SFSS talks “conversion therapy” in Canada

Out On Campus director gives statement to SFSS board of directors in call of support for ending “ex-gay movement”

Image courtesy of sfss.ca

By: Carter Hemion, Staff Writer

In June 2018, Vancouver became the first Canadian city to ban “conversion therapy.” Now, SFU’s Out On Campus is pushing for more: a complete ban on “conversion therapy” throughout Canada. The Simon Fraser Student Society, with a push from Ashley Brooks of Out on Campus, put out a statement calling for a nation-wide ban on conversion therapy in August of 2019. As reported previously by The Peak, the SFSS board discussed taking this step in July 2019. Notably, there has recently been a wave of public support for this kind of ban, including a petition on change.org 

What is “conversion therapy”?

Conversion therapy,” sometimes known as “reparative therapy” or “the ex-gay movement,” refers to methods employed in order to try to change a person’s sexual orientation or gender identity. Historically, conversion therapy has included a myriad of pseudoscientific approaches to changing individuals’ identities, including lobotomies, electroshock aversion therapy, and chemical castration. Today, even though it is not backed by any major science or health professionals, practices may involve encouraging victims to engage only in traditionally gendered activities, one-on-one counselling, spiritual intervention, or aversion therapy, in which the person is subject to the ‘unwanted’ stimulus while being subject to some kind of discomfort simultaneously, among other means. 

Studies have shown that conversion therapy is evidently detrimental to its victims. Young survivors are at significantly higher risk of depression, suicide attempts, substance abuse, and contraction of STIs. In a Beyond Ex-Gay survey, 84% of survivors reported that they are “still affected by the harm” caused by conversion therapy.
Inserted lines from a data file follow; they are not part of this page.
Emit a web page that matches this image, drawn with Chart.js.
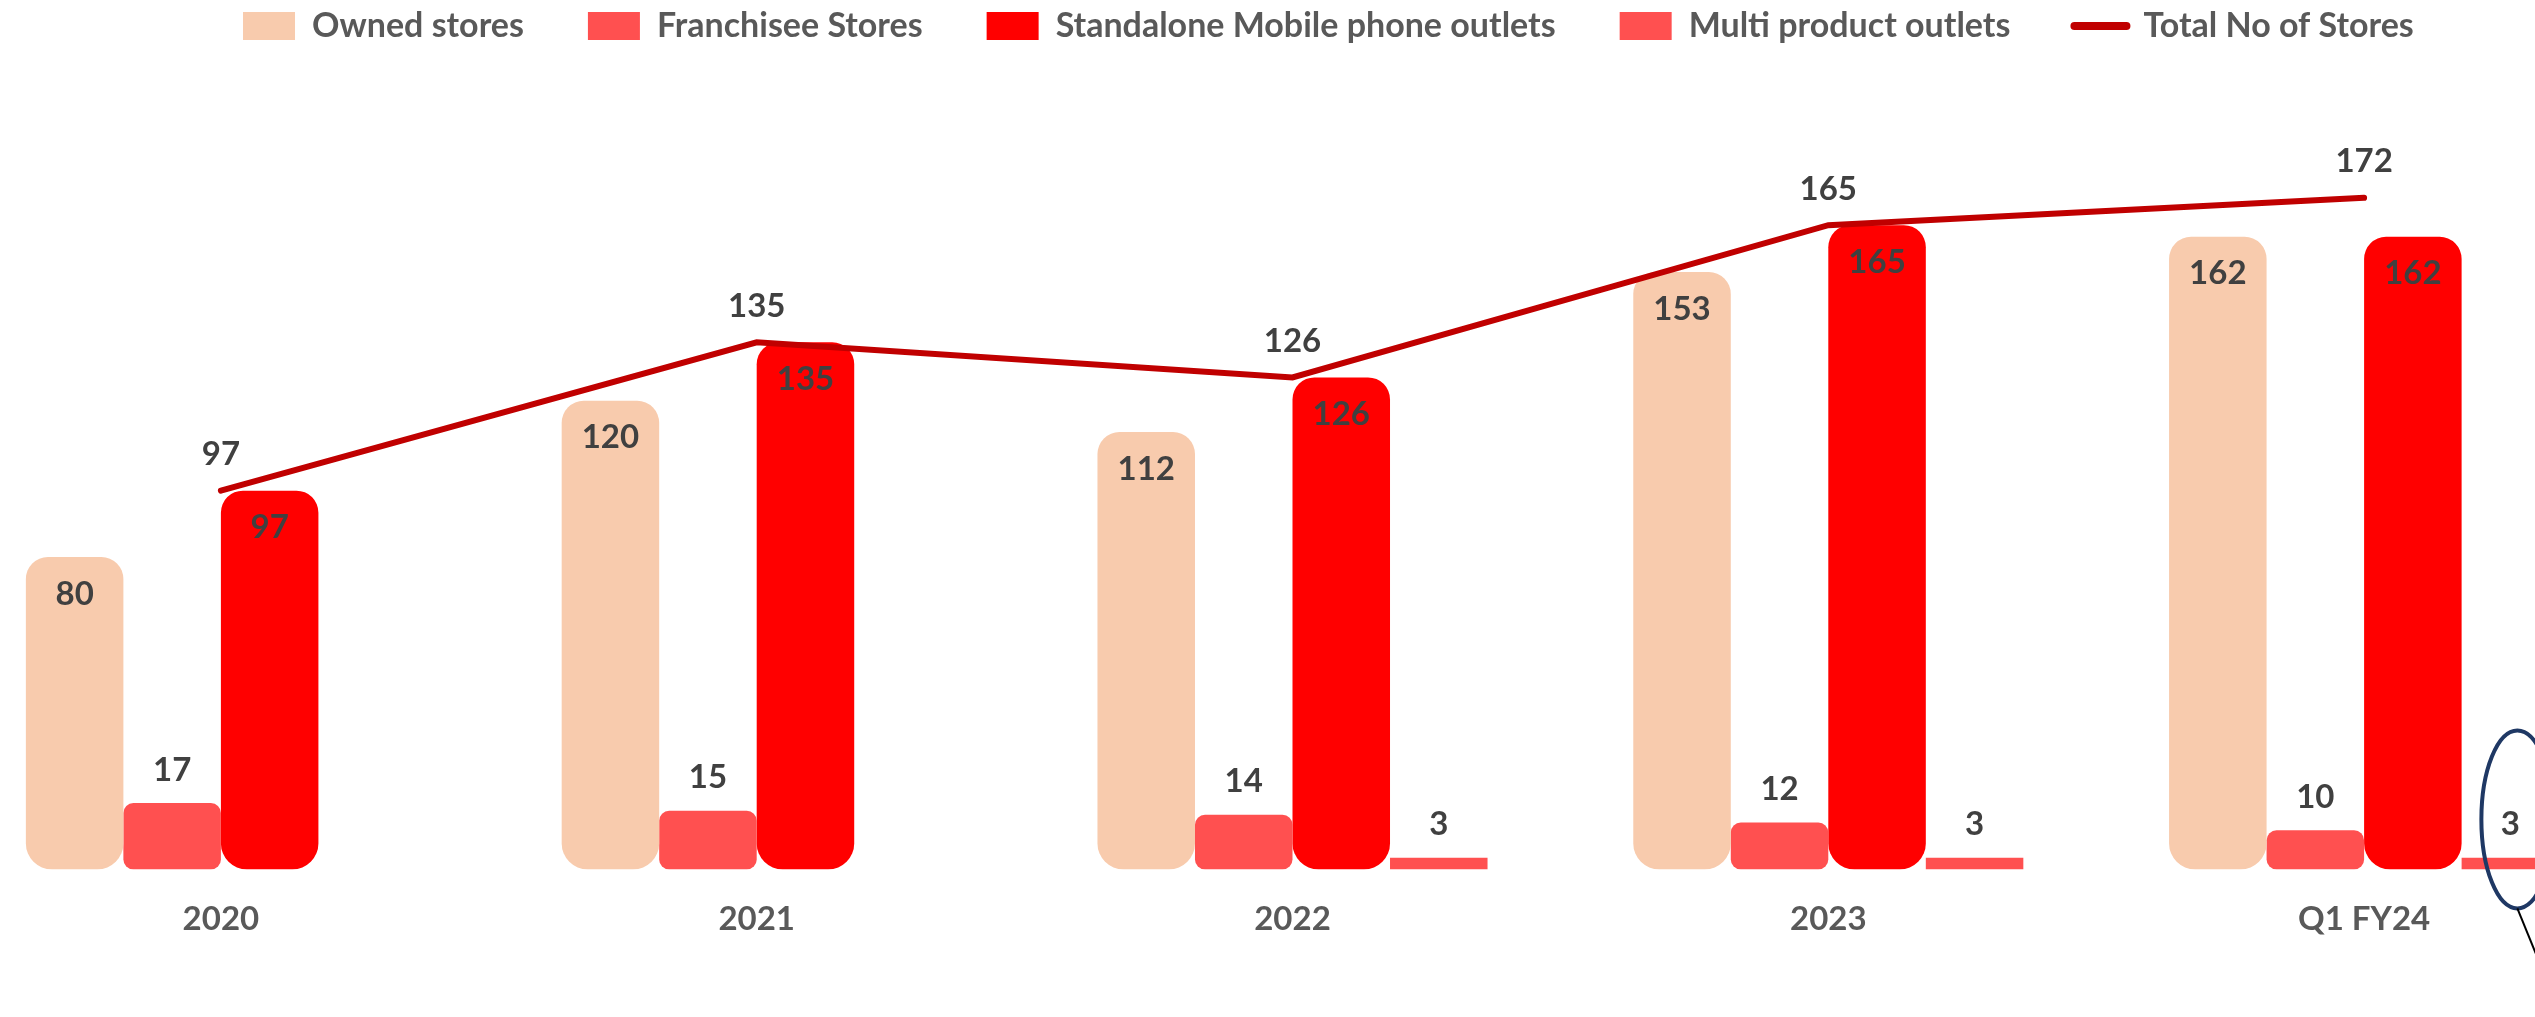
<!DOCTYPE html>
<html>
<head>
<meta charset="utf-8">
<script src="https://cdn.jsdelivr.net/npm/chart.js@4.4.0/dist/chart.umd.min.js"></script>
<style>
  html, body { margin: 0; padding: 0; background: #fff; overflow: hidden; width: 2535px; height: 1017px; }
  #wrap { position: absolute; left: -47px; top: 0; }
</style>
</head>
<body>
<div id="wrap"><canvas id="storeChart" width="2679" height="1017"></canvas></div>
<script>
const years = ['2020', '2021', '2022', '2023', 'Q1 FY24'];
const ownedStores = [80, 120, 112, 153, 162];
const franchiseeStores = [17, 15, 14, 12, 10];
const standaloneOutlets = [97, 135, 126, 165, 162];
const multiProductOutlets = [null, null, 3, 3, 3];
const totalStores = [97, 135, 126, 165, 172];

Chart.defaults.font.family = 'Lato, "Open Sans", sans-serif';
Chart.defaults.font.weight = 'bold';

// legend sits higher and further right than Chart.js would put it
const legendShift = {
  id: 'legendShift',
  afterLayout(chart) {
    const lg = chart.legend;
    const pad = lg.options.labels.padding;
    const half = lg.options.labels.font.size / 2;
    const dx = 290 - pad - lg.left;
    const dy = 26 - half - pad - lg.top;
    lg.left += dx; lg.right += dx;
    lg.top += dy; lg.bottom += dy;
  }
};

const valueLabels = {
  id: 'valueLabels',
  afterDatasetsDraw(chart) {
    const ctx = chart.ctx;
    ctx.save();
    ctx.font = 'bold 33px Lato, sans-serif';
    ctx.fillStyle = '#404040';
    ctx.textAlign = 'center';
    ctx.textBaseline = 'middle';
    chart.data.datasets.forEach((ds, i) => {
      const meta = chart.getDatasetMeta(i);
      meta.data.forEach((el, j) => {
        const v = ds.data[j];
        if (v === null || v === undefined) return;
        let off = -36;
        if (ds.labelPos === 'inside') off = 37;
        if (ds.labelPos === 'above') off = -33;
        ctx.fillText(v, el.x, el.y + off);
      });
    });
    ctx.restore();
  }
};

// circle round the last multi product bar, with its pointer line
const callout = {
  id: 'callout',
  afterDraw(chart) {
    const el = chart.getDatasetMeta(3).data[4];
    const ctx = chart.ctx;
    const cx = el.x + 7;
    const cy = el.base - 50;
    ctx.save();
    ctx.strokeStyle = '#1F3864';
    ctx.lineWidth = 4;
    ctx.beginPath();
    ctx.ellipse(cx, cy, 36, 89, 0, 0, Math.PI * 2);
    ctx.stroke();
    ctx.strokeStyle = '#000';
    ctx.lineWidth = 2;
    ctx.beginPath();
    ctx.moveTo(cx, cy + 89);
    ctx.lineTo(cx + 60, cy + 89 + 147);
    ctx.stroke();
    ctx.restore();
  }
};

const tallRadius = { topLeft: 22, topRight: 22, bottomLeft: 26, bottomRight: 26 };

new Chart(document.getElementById('storeChart'), {
  data: {
    labels: years,
    datasets: [
      {
        type: 'bar', label: 'Owned stores', data: ownedStores,
        backgroundColor: '#F8CBAD', borderSkipped: false, borderRadius: tallRadius,
        labelPos: 'inside', order: 1
      },
      {
        type: 'bar', label: 'Franchisee Stores', data: franchiseeStores,
        backgroundColor: '#FF5050', borderSkipped: false, borderRadius: 10,
        labelPos: 'above', order: 1
      },
      {
        type: 'bar', label: 'Standalone Mobile phone outlets', data: standaloneOutlets,
        backgroundColor: '#FF0000', borderSkipped: false, borderRadius: tallRadius,
        labelPos: 'inside', order: 1
      },
      {
        type: 'bar', label: 'Multi product outlets', data: multiProductOutlets,
        backgroundColor: '#FF5050', borderRadius: 0,
        labelPos: 'above', order: 1
      },
      {
        type: 'line', label: 'Total No of Stores', data: totalStores,
        borderColor: '#C00000', backgroundColor: '#C00000', borderWidth: 6,
        pointRadius: 0, tension: 0, borderCapStyle: 'round',
        labelPos: 'line', order: 0
      }
    ]
  },
  options: {
    responsive: false,
    animation: false,
    layout: { padding: { top: 0, bottom: 48, left: 0, right: 0 } },
    datasets: {
      bar: { barPercentage: 1.0, categoryPercentage: 0.728 }
    },
    scales: {
      x: {
        grid: { display: false, drawTicks: false },
        border: { display: false },
        ticks: { color: '#595959', font: { size: 33, weight: 'bold' }, padding: 30 }
      },
      y: {
        display: false,
        min: 0,
        max: 195
      }
    },
    plugins: {
      tooltip: { enabled: false },
      legend: {
        position: 'top',
        align: 'start',
        labels: {
          color: '#595959',
          font: { size: 34, weight: 'bold' },
          usePointStyle: true,
          pointStyleWidth: 52,
          boxHeight: 28,
          padding: 64,
          sort: (a, b) => a.datasetIndex - b.datasetIndex,
          generateLabels: function(chart) {
            const items = Chart.defaults.plugins.legend.labels.generateLabels(chart);
            items.forEach(item => {
              const ds = chart.data.datasets[item.datasetIndex];
              if (ds.type === 'line') {
                item.pointStyle = 'line';
                item.lineWidth = 8;
                item.strokeStyle = ds.borderColor;
                item.lineCap = 'round';
              } else {
                item.pointStyle = 'rect';
                item.lineWidth = 0;
              }
            });
            return items;
          }
        }
      }
    }
  },
  plugins: [legendShift, valueLabels, callout]
});
</script>
</body>
</html>
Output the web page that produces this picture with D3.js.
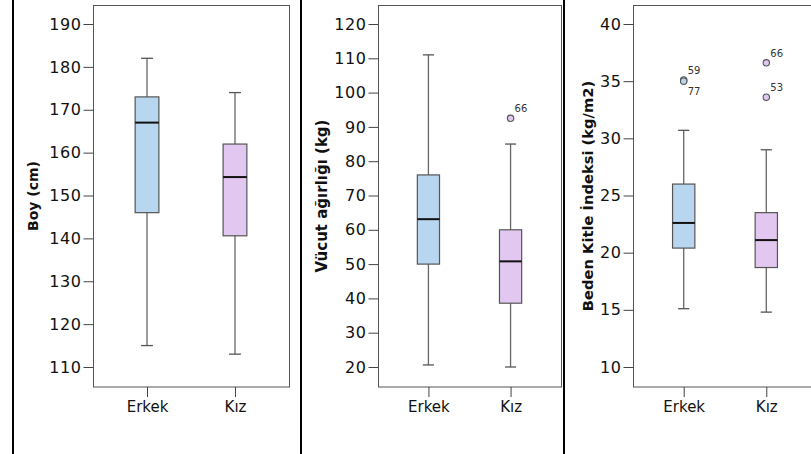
<!DOCTYPE html>
<html>
<head>
<meta charset="utf-8">
<script src="https://cdn.jsdelivr.net/npm/d3@7"></script>
<style>
    body { margin: 0; background: #fff; }
    svg { display: block; }
    .axis text { font-family: "DejaVu Sans", sans-serif; font-size: 15px; fill: #111; }
    .y-axis text { font-size: 16px; letter-spacing: 0.6px; }
    .axis path { display: none; }
    .axis line { stroke: #444; }
</style>
</head>
<body>
<div id="chart"></div>
<script>
// categories and five-number summaries [min, Q1, median, Q3, max]
let categories = ["Erkek", "Kız"]

let boyStats = [[115, 146, 167, 173, 182], [113, 140.6, 154.3, 162, 174]]
let boyTicks = [110, 120, 130, 140, 150, 160, 170, 180, 190]
let boyOutliers = []

let kiloStats = [[20.6, 50, 63.1, 76, 111], [20, 38.6, 50.8, 60, 85]]
let kiloTicks = [20, 30, 40, 50, 60, 70, 80, 90, 100, 110, 120]
let kiloOutliers = [{cat: "Kız", value: 92.5, label: "66"}]

let bkiStats = [[15.1, 20.4, 22.6, 26, 30.7], [14.8, 18.7, 21.1, 23.5, 29]]
let bkiTicks = [10, 15, 20, 25, 30, 35, 40]
let bkiOutliers = [
    {cat: "Erkek", value: 35.1, label: "59"},
    {cat: "Erkek", value: 35.0, label: "77"},
    {cat: "Kız", value: 36.6, label: "66"},
    {cat: "Kız", value: 33.6, label: "53"}
]

let fills = {"Erkek": "#b8d6f0", "Kız": "#e2c7f1"}

let svg = d3.select("#chart").append("svg")
    .attr("width", 811)
    .attr("height", 454)

// panel separators
;[13, 301, 564].forEach(function (x) {
    svg.append("line")
        .attr("x1", x).attr("x2", x)
        .attr("y1", 0).attr("y2", 454)
        .attr("stroke", "#000")
        .attr("stroke-width", 2)
})

class BoxVis {
    constructor(svg, opts) {
        this.svg = svg
        this.opts = opts
        this.initVis()
    }

    initVis() {
        let vis = this
        let o = vis.opts
        vis.top = 5
        vis.bottom = 386.5

        vis.y = d3.scaleLinear()
            .domain([o.ticks[0], o.ticks[o.ticks.length - 1]])
            .range([367, 24])

        vis.x = d3.scalePoint()
            .domain(categories)
            .range([o.left, o.right])
            .padding(0.614)

        vis.g = vis.svg.append("g")

        // frame
        vis.g.append("rect")
            .attr("x", o.left + 0.5)
            .attr("y", vis.top + 0.5)
            .attr("width", o.right - o.left)
            .attr("height", vis.bottom - vis.top)
            .attr("fill", "none")
            .attr("stroke", "#555")

        // axes
        vis.g.append("g")
            .attr("class", "axis y-axis")
            .attr("transform", `translate(${o.left + 0.5},0)`)
            .call(d3.axisLeft(vis.y).tickValues(o.ticks).tickSize(10).tickPadding(2))

        vis.g.append("g")
            .attr("class", "axis x-axis")
            .attr("transform", `translate(0,${vis.bottom + 0.5})`)
            .call(d3.axisBottom(vis.x).tickSize(10).tickPadding(4))

        // axis title
        vis.g.append("text")
            .attr("transform", `translate(${o.titleX},196) rotate(-90)`)
            .attr("text-anchor", "middle")
            .attr("dominant-baseline", "central")
            .attr("font-family", "DejaVu Sans, sans-serif")
            .attr("font-weight", "bold")
            .attr("font-size", o.titleSize || "14px")
            .attr("fill", "#111")
            .text(o.title)

        vis.drawBoxes()
    }

    drawBoxes() {
        let vis = this
        let o = vis.opts
        let bw = vis.x.step() * 0.27
        let cw = bw * 0.5

        let boxes = vis.g.selectAll(".box")
            .data(o.stats.map((s, i) => ({cat: categories[i], s: s})))
            .enter().append("g")
            .attr("class", "box")

        boxes.append("line")
            .attr("x1", d => vis.x(d.cat)).attr("x2", d => vis.x(d.cat))
            .attr("y1", d => vis.y(d.s[0])).attr("y2", d => vis.y(d.s[4]))
            .attr("stroke", "#666").attr("stroke-width", 1.3)

        boxes.selectAll(".cap")
            .data(d => [{cat: d.cat, v: d.s[0]}, {cat: d.cat, v: d.s[4]}])
            .enter().append("line")
            .attr("class", "cap")
            .attr("x1", d => vis.x(d.cat) - cw / 2).attr("x2", d => vis.x(d.cat) + cw / 2)
            .attr("y1", d => vis.y(d.v)).attr("y2", d => vis.y(d.v))
            .attr("stroke", "#555").attr("stroke-width", 1.3)

        boxes.append("rect")
            .attr("x", d => vis.x(d.cat) - bw / 2)
            .attr("y", d => vis.y(d.s[3]))
            .attr("width", bw)
            .attr("height", d => vis.y(d.s[1]) - vis.y(d.s[3]))
            .attr("fill", d => fills[d.cat])
            .attr("stroke", "#555")
            .attr("stroke-width", 1.2)

        boxes.append("line")
            .attr("x1", d => vis.x(d.cat) - bw / 2).attr("x2", d => vis.x(d.cat) + bw / 2)
            .attr("y1", d => vis.y(d.s[2])).attr("y2", d => vis.y(d.s[2]))
            .attr("stroke", "#111").attr("stroke-width", 2)

        // outliers, label above right; a second point in the same spot gets its label below
        let seen = {}
        o.outliers.forEach(function (d) {
            let cx = vis.x(d.cat), cy = vis.y(d.value)
            let below = seen[d.cat] !== undefined && Math.abs(seen[d.cat] - d.value) < 0.5
            seen[d.cat] = d.value
            vis.g.append("circle")
                .attr("cx", cx).attr("cy", cy).attr("r", 3.2)
                .attr("fill", fills[d.cat])
                .attr("stroke", "#555")
                .attr("stroke-width", 1.1)
            vis.g.append("text")
                .attr("x", cx + 4)
                .attr("y", below ? cy + 14 : cy - 6)
                .attr("font-family", "DejaVu Sans, sans-serif")
                .attr("font-size", "10px")
                .attr("fill", "#333")
                .text(d.label)
        })
    }
}

new BoxVis(svg, {left: 93, right: 289, titleX: 33, title: "Boy (cm)",
    stats: boyStats, ticks: boyTicks, outliers: boyOutliers})
new BoxVis(svg, {left: 378, right: 561, titleX: 322, title: "Vücut ağırlığı (kg)", titleSize: "15px",
    stats: kiloStats, ticks: kiloTicks, outliers: kiloOutliers})
new BoxVis(svg, {left: 633, right: 817, titleX: 587, title: "Beden Kitle İndeksi (kg/m2)", titleSize: "14.7px",
    stats: bkiStats, ticks: bkiTicks, outliers: bkiOutliers})
</script>
</body>
</html>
Conversion therapy discussion at SFU

Though the practice is banned in Manitoba, and in Ontario and Nova Scotia for minors, the current Criminal Code of Canada does not address the practice of conversion therapy as a federal crime, leaving many LGBTQ2+ youth vulnerable across the nation. In early August, the BC Ministry of Health called on Canada’s minister of justice to make conversion therapy illegal federally. This letter is part of a larger movement to end the harm caused by often traumatizing practices.

Days after this letter was released, on August 8 Ashley Brooks, Out On Campus coordinator, brought a statement to the SFSS board of directors meeting. The SFSS board passed a motion at this meeting to make a public statement advocating for a nationwide ban on conversion therapy.

One thing stressed by Brooks is that it is important to bring awareness to this issue, because it often goes unreported. He pointed out that the difficulty in bringing awareness of conversion therapy to SFU is that it continues to be “a largely underground practice inflicted on often invisible communities.” It is a widespread movement to stifle a range of non-heterosexual, transgender, and non-binary identities. This then becomes a problem for scientific researchers, as LGBTQ2+ people can be difficult to find due to a lack of disclosure. 

The practice of conversion therapy often works to isolate LGBTQ2+ young people from people like them. In talking with Brooks, he suggested that the “best way you can resist this is to embed yourself in your chosen queer family who will love and value you for who you are.”